China Resources Land has been among the developers forced to pay record rates for new land. In January this year the subsidiary of China Resources led a consortium that paid RMB 8.63 billion ($1.39 billion) to acquire a site in Beijing’s central Fengtai district. The sale set a new record for the nation’s capital and was 22 percent over the opening price of RMB 7.07 billion for the 155,675.9 square metre site.
At an April auction in Beijing, another state-owned developer persevered through 140 rounds of bidding to pay RMB 5.64 billion ($909 million) for a site approved to accommodate a 60,500 square metre residential project, working out to an accommodation cost of RMB 43,000 per square metre.
These record high rates for land are being paid despite a continuing decline in home prices. The latest data from China’s National Bureau of Statistics, which was released today, show that in April home prices fell on a year-on-year basis for the eighth straight month.
In April, China Vanke, the nation’s second-largest developer by sales blamed the squeeze between land prices and home sales for a 57 percent drop in its profits in 2014.

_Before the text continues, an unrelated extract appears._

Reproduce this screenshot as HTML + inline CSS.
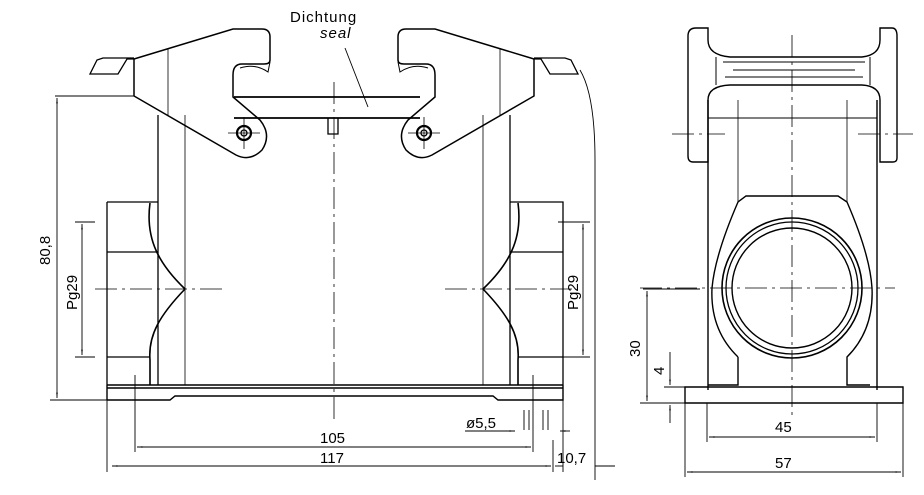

Non-Listed Developers Face Financing Challenges
As a result of deals like this, many companies have stretched their balance sheets to the limit; China Resources Land saw its debt levels rise 33 percent by the end of December 2014. Across the industry loans to developers from China’s banks rose by 24 percent in the first quarter of 2015, reaching nearly $1 billion.
This surge in credit does not mean, however, that all developers are getting more access to debt financing. As one veteran China developer explained to Mingtiandi, “Easier credit doesn’t mean it’s easier for everybody. The state-owned developers get the first chance – at fractionally above benchmark rates. Next in line are the favored private developers, and then everybody else gets what’s left over at benchmark rates plus 15 percent.”
This financing favoritism means smaller developers, which also typically lack listed entities are facing a much tougher task in trying to acquire the new land sites necessary to keep their businesses running. With property firms in general among the most indebted in China, many are being forced to enter into consortiums with other developers to gain access to land, but in the process are losing control over project management and finances.
Many others are simply missing out on sites in the country’s largest markets – the areas where China’s housing market shows the most promise of recovery.
Small Developers Will Struggle to Maintain Pipelines
The combination of new opportunities for equity financing for China’s listed giants, combined with restricted access to debt financing for smaller developers is likely to hasten the consolidation of the country’s property industry. The most likely scenario is that smaller developers are starved of the pipeline of new projects necessary to sustain home sales, and quietly disappear.
“Any M&A will most likely consist of acquiring assets, not companies,” Robert Fong, of Bloomberg Intelligence told Mingtiandi. The Hong Kong-based analyst added that, “The industry consolidation will likely take the form of weaker companies withering on the vine, while stronger ones grow organically.”
This trend has already been underway for some time, but is likely to be accelerated by the developer share price surge.
In May last year Vanke CEO Yu Liang predicted in an interview that China’s real estate sector would consolidate from 85,000 firms at the time to only 10,000 within 15 years.
With some of China’s biggest developers taking in $1.6 billion in capital this month, while smaller private companies scramble for loans to afford rising land costs, this consolidation could happen even faster than the veteran property executive predicted.